>> Begin

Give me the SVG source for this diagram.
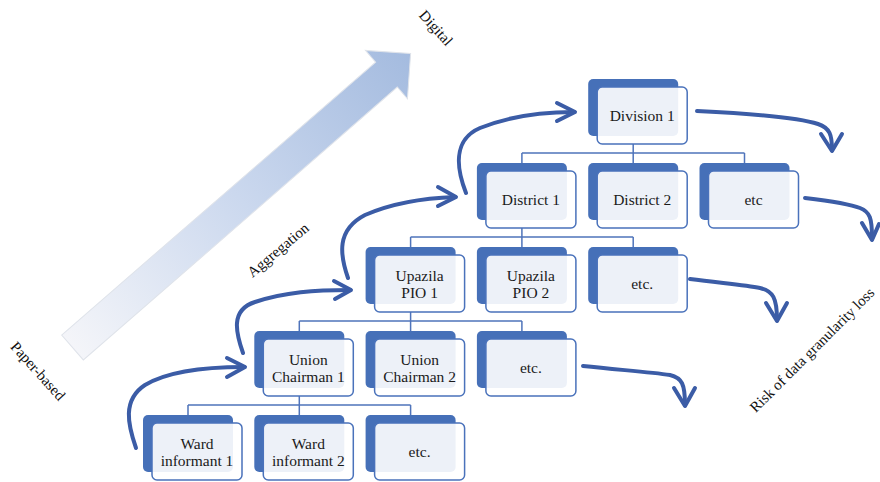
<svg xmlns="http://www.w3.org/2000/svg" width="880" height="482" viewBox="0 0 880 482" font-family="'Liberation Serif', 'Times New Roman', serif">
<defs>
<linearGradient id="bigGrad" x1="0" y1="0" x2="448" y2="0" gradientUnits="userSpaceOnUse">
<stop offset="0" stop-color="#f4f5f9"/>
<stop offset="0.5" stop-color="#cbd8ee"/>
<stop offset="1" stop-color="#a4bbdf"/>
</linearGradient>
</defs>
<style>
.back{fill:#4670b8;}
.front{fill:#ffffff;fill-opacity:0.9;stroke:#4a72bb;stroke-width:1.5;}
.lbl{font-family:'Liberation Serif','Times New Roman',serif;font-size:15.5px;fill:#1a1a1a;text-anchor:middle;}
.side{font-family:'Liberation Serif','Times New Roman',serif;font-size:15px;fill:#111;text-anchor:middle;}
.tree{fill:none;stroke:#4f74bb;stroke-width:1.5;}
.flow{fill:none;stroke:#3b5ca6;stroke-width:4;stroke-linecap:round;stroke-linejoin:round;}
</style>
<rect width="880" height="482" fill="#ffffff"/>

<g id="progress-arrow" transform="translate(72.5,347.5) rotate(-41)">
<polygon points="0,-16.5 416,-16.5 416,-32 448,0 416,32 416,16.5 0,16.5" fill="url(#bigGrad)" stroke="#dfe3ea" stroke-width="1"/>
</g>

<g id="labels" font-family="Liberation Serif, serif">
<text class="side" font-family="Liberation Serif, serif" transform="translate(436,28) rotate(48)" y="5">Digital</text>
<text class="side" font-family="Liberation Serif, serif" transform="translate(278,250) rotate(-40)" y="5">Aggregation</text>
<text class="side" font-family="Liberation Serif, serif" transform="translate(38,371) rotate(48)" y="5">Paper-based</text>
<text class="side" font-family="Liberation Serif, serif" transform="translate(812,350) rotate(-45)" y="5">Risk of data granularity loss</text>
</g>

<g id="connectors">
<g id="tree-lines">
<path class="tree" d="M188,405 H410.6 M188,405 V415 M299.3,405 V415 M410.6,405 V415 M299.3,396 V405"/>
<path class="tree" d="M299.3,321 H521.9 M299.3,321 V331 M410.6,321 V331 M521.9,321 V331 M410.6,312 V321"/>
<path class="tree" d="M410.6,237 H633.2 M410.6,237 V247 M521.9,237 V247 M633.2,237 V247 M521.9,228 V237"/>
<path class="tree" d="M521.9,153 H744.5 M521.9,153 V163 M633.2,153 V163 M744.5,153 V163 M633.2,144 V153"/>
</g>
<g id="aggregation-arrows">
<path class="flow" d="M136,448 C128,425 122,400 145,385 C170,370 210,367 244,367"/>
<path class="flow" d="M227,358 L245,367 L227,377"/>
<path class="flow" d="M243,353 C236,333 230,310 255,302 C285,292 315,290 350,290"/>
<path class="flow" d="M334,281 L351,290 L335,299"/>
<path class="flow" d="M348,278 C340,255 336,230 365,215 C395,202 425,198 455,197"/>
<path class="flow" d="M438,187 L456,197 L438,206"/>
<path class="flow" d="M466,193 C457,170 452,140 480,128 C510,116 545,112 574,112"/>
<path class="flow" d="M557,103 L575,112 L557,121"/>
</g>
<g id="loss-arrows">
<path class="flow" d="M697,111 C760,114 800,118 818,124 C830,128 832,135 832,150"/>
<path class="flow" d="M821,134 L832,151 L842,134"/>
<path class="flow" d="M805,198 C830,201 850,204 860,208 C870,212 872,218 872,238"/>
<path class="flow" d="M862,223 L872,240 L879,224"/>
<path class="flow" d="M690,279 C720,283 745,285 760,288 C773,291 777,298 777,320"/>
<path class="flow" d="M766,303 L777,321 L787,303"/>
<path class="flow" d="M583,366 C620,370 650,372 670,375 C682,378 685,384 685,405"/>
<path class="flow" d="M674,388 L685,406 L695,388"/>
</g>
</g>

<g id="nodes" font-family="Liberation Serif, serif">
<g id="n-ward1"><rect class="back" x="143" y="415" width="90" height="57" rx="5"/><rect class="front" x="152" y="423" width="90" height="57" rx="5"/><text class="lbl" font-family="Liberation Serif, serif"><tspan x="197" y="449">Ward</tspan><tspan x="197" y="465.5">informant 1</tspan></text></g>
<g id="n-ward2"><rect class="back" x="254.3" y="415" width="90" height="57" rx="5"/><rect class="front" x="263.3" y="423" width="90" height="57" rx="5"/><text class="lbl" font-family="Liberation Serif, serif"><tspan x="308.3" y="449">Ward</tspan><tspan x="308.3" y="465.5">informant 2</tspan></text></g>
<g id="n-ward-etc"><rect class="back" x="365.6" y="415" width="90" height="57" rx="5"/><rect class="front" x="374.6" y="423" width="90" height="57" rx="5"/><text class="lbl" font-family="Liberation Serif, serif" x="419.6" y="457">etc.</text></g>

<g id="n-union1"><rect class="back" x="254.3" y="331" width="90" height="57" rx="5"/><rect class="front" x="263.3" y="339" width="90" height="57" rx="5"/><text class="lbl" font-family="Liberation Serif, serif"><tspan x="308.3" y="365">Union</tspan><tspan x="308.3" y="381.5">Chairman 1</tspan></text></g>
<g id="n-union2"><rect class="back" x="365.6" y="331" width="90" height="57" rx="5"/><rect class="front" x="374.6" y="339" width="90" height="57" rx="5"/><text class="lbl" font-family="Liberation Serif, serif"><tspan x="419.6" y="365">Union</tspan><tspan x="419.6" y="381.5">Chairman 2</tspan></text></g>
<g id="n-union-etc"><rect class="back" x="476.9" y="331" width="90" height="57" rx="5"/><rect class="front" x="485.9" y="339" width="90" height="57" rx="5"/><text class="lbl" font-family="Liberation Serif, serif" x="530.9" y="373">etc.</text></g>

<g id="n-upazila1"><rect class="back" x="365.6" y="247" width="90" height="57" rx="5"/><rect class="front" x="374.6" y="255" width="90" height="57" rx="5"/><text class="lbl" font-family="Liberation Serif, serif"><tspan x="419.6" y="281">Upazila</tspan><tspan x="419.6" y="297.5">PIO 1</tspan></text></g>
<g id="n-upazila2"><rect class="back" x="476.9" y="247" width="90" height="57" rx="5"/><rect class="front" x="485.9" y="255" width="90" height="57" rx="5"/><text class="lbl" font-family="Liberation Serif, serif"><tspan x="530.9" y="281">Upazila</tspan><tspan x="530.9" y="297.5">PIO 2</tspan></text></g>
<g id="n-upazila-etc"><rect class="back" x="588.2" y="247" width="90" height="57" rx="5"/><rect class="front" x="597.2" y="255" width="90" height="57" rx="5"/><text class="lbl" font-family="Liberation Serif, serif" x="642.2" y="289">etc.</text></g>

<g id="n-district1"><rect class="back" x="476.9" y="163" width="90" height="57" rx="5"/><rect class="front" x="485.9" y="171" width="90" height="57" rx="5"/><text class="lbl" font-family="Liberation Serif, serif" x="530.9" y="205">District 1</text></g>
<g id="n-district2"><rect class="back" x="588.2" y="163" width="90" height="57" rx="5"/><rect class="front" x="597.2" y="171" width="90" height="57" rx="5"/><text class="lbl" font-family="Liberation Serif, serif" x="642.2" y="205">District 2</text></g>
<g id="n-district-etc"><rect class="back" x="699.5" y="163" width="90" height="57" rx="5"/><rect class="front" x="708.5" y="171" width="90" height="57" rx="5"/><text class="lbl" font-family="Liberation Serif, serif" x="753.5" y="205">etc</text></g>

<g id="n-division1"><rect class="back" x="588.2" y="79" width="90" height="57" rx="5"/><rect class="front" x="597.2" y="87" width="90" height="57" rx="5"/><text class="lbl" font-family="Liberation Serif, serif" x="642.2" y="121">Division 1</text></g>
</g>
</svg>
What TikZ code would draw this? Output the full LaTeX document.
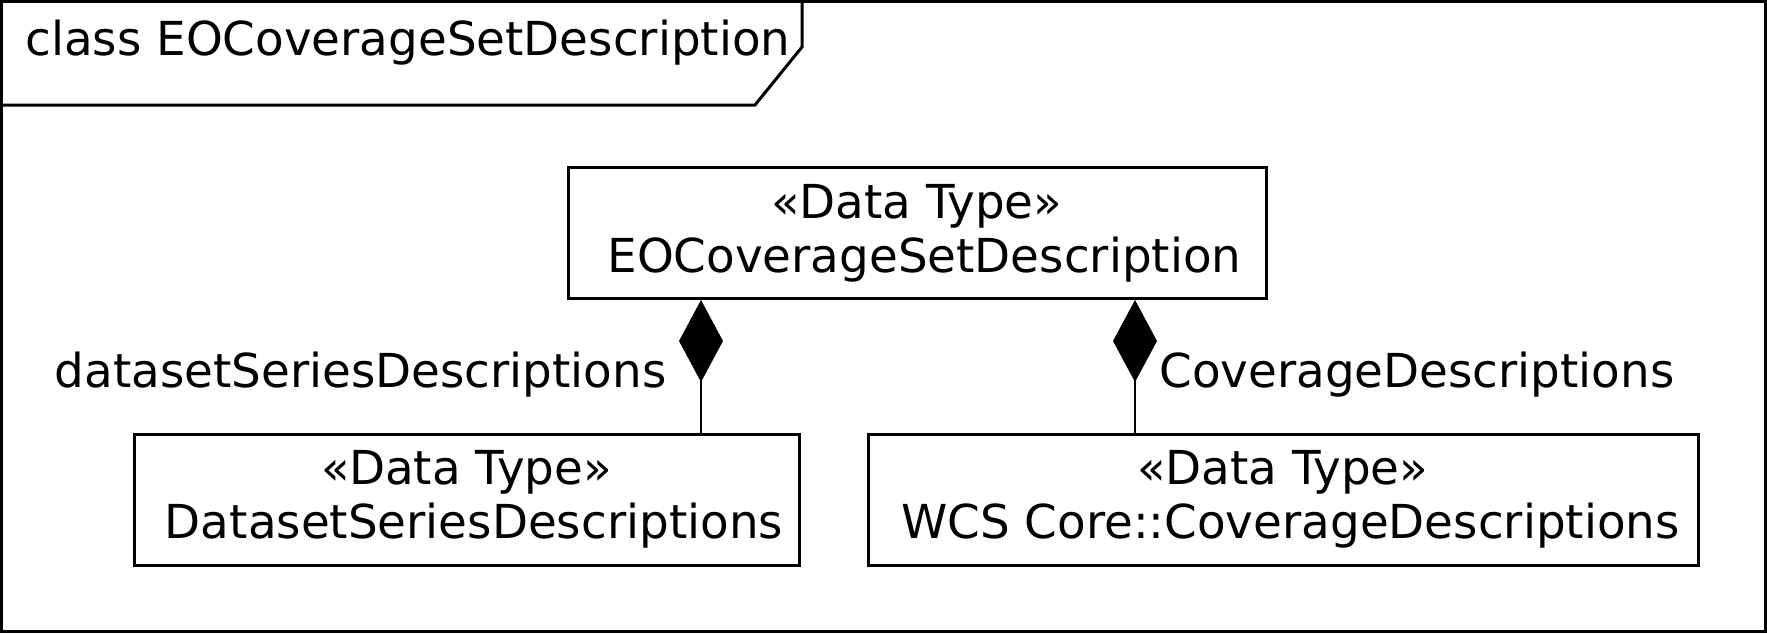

>> End

DIRECTIVE:
Transcribe the material as is, with images omitted.

TASK ANSWER:
Give me the SVG source for this diagram.
<svg xmlns="http://www.w3.org/2000/svg" width="880" height="482" viewBox="0 0 880 482" font-family="'Liberation Serif', 'Times New Roman', serif">
<defs>
<linearGradient id="bigGrad" x1="0" y1="0" x2="448" y2="0" gradientUnits="userSpaceOnUse">
<stop offset="0" stop-color="#f4f5f9"/>
<stop offset="0.5" stop-color="#cbd8ee"/>
<stop offset="1" stop-color="#a4bbdf"/>
</linearGradient>
</defs>
<style>
.back{fill:#4670b8;}
.front{fill:#ffffff;fill-opacity:0.9;stroke:#4a72bb;stroke-width:1.5;}
.lbl{font-family:'Liberation Serif','Times New Roman',serif;font-size:15.5px;fill:#1a1a1a;text-anchor:middle;}
.side{font-family:'Liberation Serif','Times New Roman',serif;font-size:15px;fill:#111;text-anchor:middle;}
.tree{fill:none;stroke:#4f74bb;stroke-width:1.5;}
.flow{fill:none;stroke:#3b5ca6;stroke-width:4;stroke-linecap:round;stroke-linejoin:round;}
</style>
<rect width="880" height="482" fill="#ffffff"/>

<g id="progress-arrow" transform="translate(72.5,347.5) rotate(-41)">
<polygon points="0,-16.5 416,-16.5 416,-32 448,0 416,32 416,16.5 0,16.5" fill="url(#bigGrad)" stroke="#dfe3ea" stroke-width="1"/>
</g>

<g id="labels" font-family="Liberation Serif, serif">
<text class="side" font-family="Liberation Serif, serif" transform="translate(436,28) rotate(48)" y="5">Digital</text>
<text class="side" font-family="Liberation Serif, serif" transform="translate(278,250) rotate(-40)" y="5">Aggregation</text>
<text class="side" font-family="Liberation Serif, serif" transform="translate(38,371) rotate(48)" y="5">Paper-based</text>
<text class="side" font-family="Liberation Serif, serif" transform="translate(812,350) rotate(-45)" y="5">Risk of data granularity loss</text>
</g>

<g id="connectors">
<g id="tree-lines">
<path class="tree" d="M188,405 H410.6 M188,405 V415 M299.3,405 V415 M410.6,405 V415 M299.3,396 V405"/>
<path class="tree" d="M299.3,321 H521.9 M299.3,321 V331 M410.6,321 V331 M521.9,321 V331 M410.6,312 V321"/>
<path class="tree" d="M410.6,237 H633.2 M410.6,237 V247 M521.9,237 V247 M633.2,237 V247 M521.9,228 V237"/>
<path class="tree" d="M521.9,153 H744.5 M521.9,153 V163 M633.2,153 V163 M744.5,153 V163 M633.2,144 V153"/>
</g>
<g id="aggregation-arrows">
<path class="flow" d="M136,448 C128,425 122,400 145,385 C170,370 210,367 244,367"/>
<path class="flow" d="M227,358 L245,367 L227,377"/>
<path class="flow" d="M243,353 C236,333 230,310 255,302 C285,292 315,290 350,290"/>
<path class="flow" d="M334,281 L351,290 L335,299"/>
<path class="flow" d="M348,278 C340,255 336,230 365,215 C395,202 425,198 455,197"/>
<path class="flow" d="M438,187 L456,197 L438,206"/>
<path class="flow" d="M466,193 C457,170 452,140 480,128 C510,116 545,112 574,112"/>
<path class="flow" d="M557,103 L575,112 L557,121"/>
</g>
<g id="loss-arrows">
<path class="flow" d="M697,111 C760,114 800,118 818,124 C830,128 832,135 832,150"/>
<path class="flow" d="M821,134 L832,151 L842,134"/>
<path class="flow" d="M805,198 C830,201 850,204 860,208 C870,212 872,218 872,238"/>
<path class="flow" d="M862,223 L872,240 L879,224"/>
<path class="flow" d="M690,279 C720,283 745,285 760,288 C773,291 777,298 777,320"/>
<path class="flow" d="M766,303 L777,321 L787,303"/>
<path class="flow" d="M583,366 C620,370 650,372 670,375 C682,378 685,384 685,405"/>
<path class="flow" d="M674,388 L685,406 L695,388"/>
</g>
</g>

<g id="nodes" font-family="Liberation Serif, serif">
<g id="n-ward1"><rect class="back" x="143" y="415" width="90" height="57" rx="5"/><rect class="front" x="152" y="423" width="90" height="57" rx="5"/><text class="lbl" font-family="Liberation Serif, serif"><tspan x="197" y="449">Ward</tspan><tspan x="197" y="465.5">informant 1</tspan></text></g>
<g id="n-ward2"><rect class="back" x="254.3" y="415" width="90" height="57" rx="5"/><rect class="front" x="263.3" y="423" width="90" height="57" rx="5"/><text class="lbl" font-family="Liberation Serif, serif"><tspan x="308.3" y="449">Ward</tspan><tspan x="308.3" y="465.5">informant 2</tspan></text></g>
<g id="n-ward-etc"><rect class="back" x="365.6" y="415" width="90" height="57" rx="5"/><rect class="front" x="374.6" y="423" width="90" height="57" rx="5"/><text class="lbl" font-family="Liberation Serif, serif" x="419.6" y="457">etc.</text></g>

<g id="n-union1"><rect class="back" x="254.3" y="331" width="90" height="57" rx="5"/><rect class="front" x="263.3" y="339" width="90" height="57" rx="5"/><text class="lbl" font-family="Liberation Serif, serif"><tspan x="308.3" y="365">Union</tspan><tspan x="308.3" y="381.5">Chairman 1</tspan></text></g>
<g id="n-union2"><rect class="back" x="365.6" y="331" width="90" height="57" rx="5"/><rect class="front" x="374.6" y="339" width="90" height="57" rx="5"/><text class="lbl" font-family="Liberation Serif, serif"><tspan x="419.6" y="365">Union</tspan><tspan x="419.6" y="381.5">Chairman 2</tspan></text></g>
<g id="n-union-etc"><rect class="back" x="476.9" y="331" width="90" height="57" rx="5"/><rect class="front" x="485.9" y="339" width="90" height="57" rx="5"/><text class="lbl" font-family="Liberation Serif, serif" x="530.9" y="373">etc.</text></g>

<g id="n-upazila1"><rect class="back" x="365.6" y="247" width="90" height="57" rx="5"/><rect class="front" x="374.6" y="255" width="90" height="57" rx="5"/><text class="lbl" font-family="Liberation Serif, serif"><tspan x="419.6" y="281">Upazila</tspan><tspan x="419.6" y="297.5">PIO 1</tspan></text></g>
<g id="n-upazila2"><rect class="back" x="476.9" y="247" width="90" height="57" rx="5"/><rect class="front" x="485.9" y="255" width="90" height="57" rx="5"/><text class="lbl" font-family="Liberation Serif, serif"><tspan x="530.9" y="281">Upazila</tspan><tspan x="530.9" y="297.5">PIO 2</tspan></text></g>
<g id="n-upazila-etc"><rect class="back" x="588.2" y="247" width="90" height="57" rx="5"/><rect class="front" x="597.2" y="255" width="90" height="57" rx="5"/><text class="lbl" font-family="Liberation Serif, serif" x="642.2" y="289">etc.</text></g>

<g id="n-district1"><rect class="back" x="476.9" y="163" width="90" height="57" rx="5"/><rect class="front" x="485.9" y="171" width="90" height="57" rx="5"/><text class="lbl" font-family="Liberation Serif, serif" x="530.9" y="205">District 1</text></g>
<g id="n-district2"><rect class="back" x="588.2" y="163" width="90" height="57" rx="5"/><rect class="front" x="597.2" y="171" width="90" height="57" rx="5"/><text class="lbl" font-family="Liberation Serif, serif" x="642.2" y="205">District 2</text></g>
<g id="n-district-etc"><rect class="back" x="699.5" y="163" width="90" height="57" rx="5"/><rect class="front" x="708.5" y="171" width="90" height="57" rx="5"/><text class="lbl" font-family="Liberation Serif, serif" x="753.5" y="205">etc</text></g>

<g id="n-division1"><rect class="back" x="588.2" y="79" width="90" height="57" rx="5"/><rect class="front" x="597.2" y="87" width="90" height="57" rx="5"/><text class="lbl" font-family="Liberation Serif, serif" x="642.2" y="121">Division 1</text></g>
</g>
</svg>
What TikZ code would draw this? Output the full LaTeX document.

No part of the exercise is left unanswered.